The City Council in Prescott considered imposing price ceiling on apartment rentals but not on house rentals. This specific policy would hamper the market for house rentals. Price is inversely related to quantity demanded as per law of demand. The imposition of price ceiling would lower the apartment rentals compared to house rentals (Browning & Zupan, 2020). Apartments and houses are substitute to each other and thus fall in apartment rentals would lower the demand for houses on rent because consumers would prefer apartments due low rentals. It means that with imposition of price ceiling on the apartment rentals there would be a contraction in the market for houses and thereby the profitability of the market would fall due to specific price ceiling on apartment rentals. Therefore, it can be said that imposition of the said price ceiling has actually lowered the competitiveness of the house owners (Banerjee, 2021). Therefore, if the house owners want to compete with the apartment owners they need to lower their price which would again lower the profit. Thus, the owners of houses would prefer status quo over imposition of price ceiling on apartment rentals.
The recent articles that propose increase in minimum wage in the United States are as follows:
1) Name: Effects of increased minimum wages by unemployment rate on suicide in the USA
Authors: John A Kaufman, Leslie K Salas-Hernández, Kelli A Komro and Melvin D Livingston
Year: 2020
Published: J Epidemiol Community Health
2) Name: The Public Cost of a Low Federal Minimum Wage
Authors: Ken Jacobs, Ian Eve Perry, and Jenifer MacGillvary
Year: 2021
Published: UC Berkeley Center for Labor Research and Education
3) Name: Optimal Minimum Wage Setting in a Federal System
Authors: Andrew Simon and Matthew Wilson
Year: 2021
Figure 2: Impact of price floor
Source: (Created by the Author)
Minimum wage is based on the concept of price floor. The price floor is the level of price below which a producer cannot charge any price. It is generally set above the equilibrium price. Likewise, an employer cannot pay its employee below the minimum wage level. From the above articles it is found that the minimum wage should be increased. The reason behind increasing the minimum wage is to increase the purchasing power of the people in the country (Fryzek, Sanchez & Block, 2017). Additionally, it is found that minimum wage could lower income inequality and thus it has been suggested to increase minimum wage in the US. In Figure 2, labour market equilibrium occurs at the intersection point between the labour demand and labour supply curve which is shown as E in the figure (Harasztosi & Lindner. 2019). At this labour market equilibrium the wage is $20 and the numbers of people employed are 40. As per suggestion if the minimum wage in the US is increased to $24, then there would be rise supplied labour to 48 but the demanded labour declined to 24. Therefore, it can be said that there is rise in unemployment in the country by (48 – 24) or 24. It should be noted that due to imposition of minimum wage surplus of the employers reduced by area 2 and 3. It should be further noted that due to this rise in minimum wage there will be loss of social welfare which is given as area 3 and 4 (Manning, 2021). Further, people who gets job after minimum wage increase are better off but the unemployed are worse off in this case.

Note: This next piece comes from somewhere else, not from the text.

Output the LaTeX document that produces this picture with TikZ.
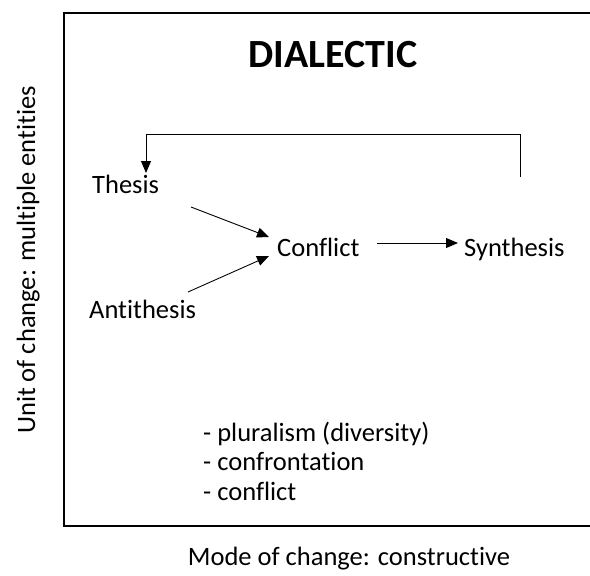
\documentclass[tikz,border=0pt]{standalone}
\usepackage{fontspec}
\setmainfont{Carlito}[Ligatures=NoCommon]
\usetikzlibrary{arrows.meta}
\begin{document}
\begin{tikzpicture}[x=1pt,y=-1pt,
  lbl/.style={inner sep=0pt,font=\fontsize{26.5}{30}\selectfont},
  arr/.style={-{Triangle[length=12pt,width=10pt]},line width=0.9pt},
  frame/.style={line width=1.3pt}]
\useasboundingbox (0,0) rectangle (590,576);
\draw[frame] (592,13) -- (64,13) -- (64,526) -- (592,526);
\node[inner sep=0pt,anchor=base,font=\bfseries\fontsize{40}{44}\selectfont] (title) at (333,67) {DIALECTIC};
\node[lbl,anchor=base west] (thesis) at (92,193) {Thesis};
\node[lbl,anchor=base west] (antithesis) at (89,318) {Antithesis};
\node[lbl,anchor=base west] (conflict) at (277,256) {Conflict};
\node[lbl,anchor=base west] (synthesis) at (464,256) {Synthesis};
\coordinate (c1) at (191,207);
\coordinate (c2) at (188,292);
\coordinate (t1) at (269,237);
\coordinate (t2) at (269,256);
\coordinate (c3) at (377,243);
\coordinate (t3) at (458,243);
\coordinate (fb) at (520,177);
\coordinate (tt) at (146,173);
\draw[arr] (c1) -- (t1);
\draw[arr] (c2) -- (t2);
\draw[arr] (c3) -- (t3);
\draw[arr] (fb) -- (fb |- 0,134) -- (tt |- 0,134) -- (tt);
\node[lbl,anchor=base west,align=left,font=\fontsize{26.5}{29.5}\selectfont] (list) at (203,500) {- pluralism (diversity)\\- confrontation\\- conflict};
\node[lbl,anchor=base] (xlab) at (349,565) {Mode of change: constructive};
\node[lbl,rotate=90,anchor=base] (ylab) at (35,260) {Unit of change: multiple entities};
\end{tikzpicture}
\end{document}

Before imposition of the minimum wage the surplus of the employers was given by the area 1, 2 and 3. After imposition of minimum wage the surplus of employers lost by the area 2 and 3. Due to this reason the employers got adversely affected as their cost of production increases. Considering the high amount of cost of the employers would replace labours with capital in order to lower their cost of production. Hence, it is thus observed from the figure that the employers lowered their hiring to 24 units. However, it is found that with rise in minimum wage the people are willing to work more in order to earn more and that is why the quantity supplied of labor increased. However, due to this rise in wager rate above the equilibrium wage rate the labours lost surplus given by area. When compared to area 2 in Figure 2, it is found that the area 4 is smaller than area 2. Therefore, it can be said that the labours benefitted from the imposition of minimum wage. Due to this reason the labours that are better off would put more efforts to remain in the job as there are others who have not received the job and are willing to get one. Thus, it can be said that after increase in minimum wage or imposition of price ceiling in the labour market the labours have become easily replaceable due to availability of large number of labours. Hence, it can be said that labours are putting more effort to be in job. In other words, it can be said that quality of work provided by the labours has increases due to the rise in in minimum wage and thus productivity of labours increased as well.
References
Banerjee, S. (2021). Intermediate microeconomics: A tool-building approach. Routledge.
Becker, G. S., Michael, G., & Michael, R. T. (2017). Economic theory. Routledge.
Browning, E. K., & Zupan, M. A. (2020). Microeconomics: Theory and applications. John Wiley & Sons.
Cook, P. J. (2017). The demand and supply of criminal opportunities (pp. 127-153). Routledge.
Dean, E., Elardo, J., Green, M., Wilson, B., & Berger, S. (2020). Price Ceilings and Price Floors. Principles of Economics: Scarcity and Social Provisioning (2nd Ed.).
Fryzek, N., Sanchez, J., & Block, W. E. (2017). The minimum wage law once again. The Review of Social and Economic Issues, 1(4).
Harasztosi, P., & Lindner, A. (2019). Who Pays for the minimum Wage?. American Economic Review, 109(8), 2693-2727.
Hutchinson, E. (2017). 4.5 Price Controls. Principles of Microeconomics.
Manning, A. (2021). The elusive employment effect of the minimum wage. Journal of Economic Perspectives, 35(1), 3-26.
Marwala, T., & Hurwitz, E. (2017). Supply and demand. In Artificial Intelligence and Economic Theory: Skynet in the Market (pp. 15-25). Springer, Cham.